■ Dataset extract
■ ■ ■

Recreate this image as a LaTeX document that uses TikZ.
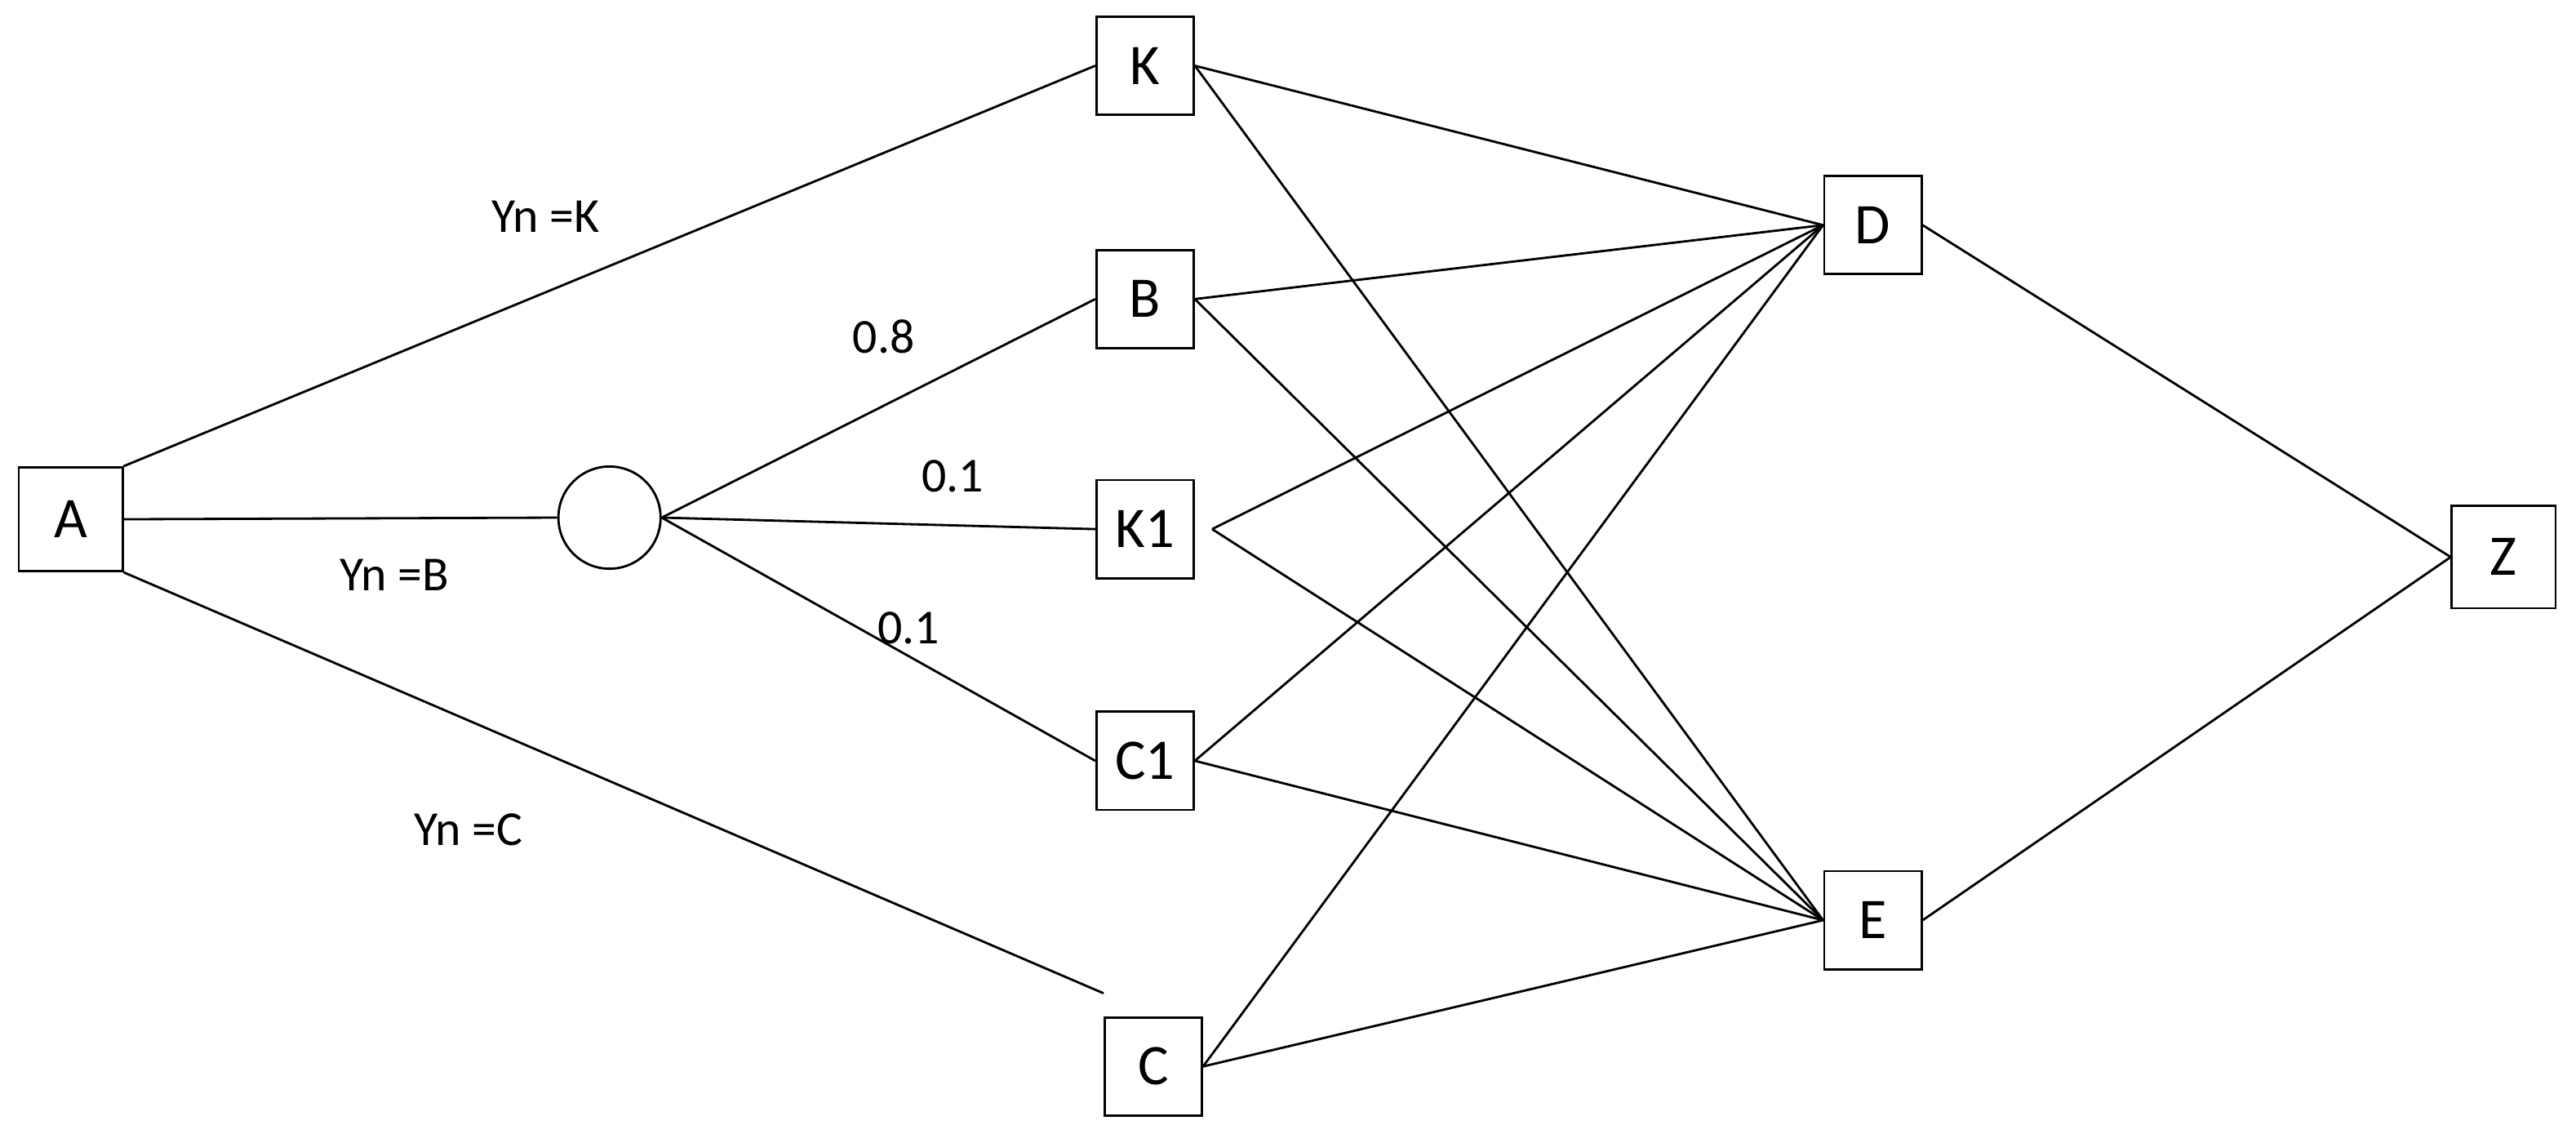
\documentclass[tikz,border=0pt]{standalone}
\usepackage{fontspec}
\setmainfont{Carlito}
\usetikzlibrary{positioning}
\tikzset{
  box/.style={draw, line width=0.8pt, minimum width=1.19cm, minimum height=1.2cm, inner sep=0pt, font=\fontsize{20}{24}\selectfont},
  lbl/.style={font=\fontsize{17}{20}\selectfont},
}
\begin{document}
\begin{tikzpicture}[x=0.0201cm, y=-0.0201cm, line width=0.8pt]
	\useasboundingbox (0,0) rectangle (1568,690);

	\node[box, minimum width=1.27cm, minimum height=1.27cm] (A) at (43,316) {A};
	\node[draw, circle, minimum size=1.25cm, inner sep=0pt] (o) at (371,315) {};
	\node[box] (K) at (697,40) {K};
	\node[box] (B) at (697,182) {B};
	\node[box] (K1) at (697,322) {K1};
	\node[box] (C1) at (697,463) {C1};
	\node[box] (C) at (702,649) {C};
	\node[box] (D) at (1140,137) {D};
	\node[box] (E) at (1140,560) {E};
	\node[box, minimum width=1.27cm, minimum height=1.25cm] (Z) at (1524,339) {Z};

	\node[lbl] (yk) at (332,132) {Yn =K};
	\node[lbl] (yb) at (240,350) {Yn =B};
	\node[lbl] (yc) at (285,505) {Yn =C};
	\node[lbl] (p1) at (538,205) {0.8};
	\node[lbl] (p2) at (580,290) {0.1};
	\node[lbl] (p3) at (553,382) {0.1};

	% first stage
	\draw (A.north east) -- (K.west);
	\draw (A.east) -- (o.west);
	\draw (A.south east) -- ([yshift=8]C.north west);
	\draw (o.east) -- (B.west);
	\draw (o.east) -- (K1.west);
	\draw (o.east) -- (C1.west);

	% middle stage
	\foreach \n in {K, B, C1, C} {
		\draw (\n.east) -- (D.west);
		\draw (\n.east) -- (E.west);
	}
	\draw ([xshift=6]K1.east) -- (D.west);
	\draw ([xshift=6]K1.east) -- (E.west);

	% last stage
	\draw (D.east) -- (Z.west);
	\draw (E.east) -- (Z.west);
\end{tikzpicture}
\end{document}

■ ■ ■

■ Task details
Exactly as written, please give again the lines from the beginning of the listing through the line containing "(0,0) rectangle (1568,690);", inclusive, without any pictures.

■ Expected answer
Recreate this image as a LaTeX document that uses TikZ.
\documentclass[tikz,border=0pt]{standalone}
\usepackage{fontspec}
\setmainfont{Carlito}
\usetikzlibrary{positioning}
\tikzset{
  box/.style={draw, line width=0.8pt, minimum width=1.19cm, minimum height=1.2cm, inner sep=0pt, font=\fontsize{20}{24}\selectfont},
  lbl/.style={font=\fontsize{17}{20}\selectfont},
}
\begin{document}
\begin{tikzpicture}[x=0.0201cm, y=-0.0201cm, line width=0.8pt]
	\useasboundingbox (0,0) rectangle (1568,690);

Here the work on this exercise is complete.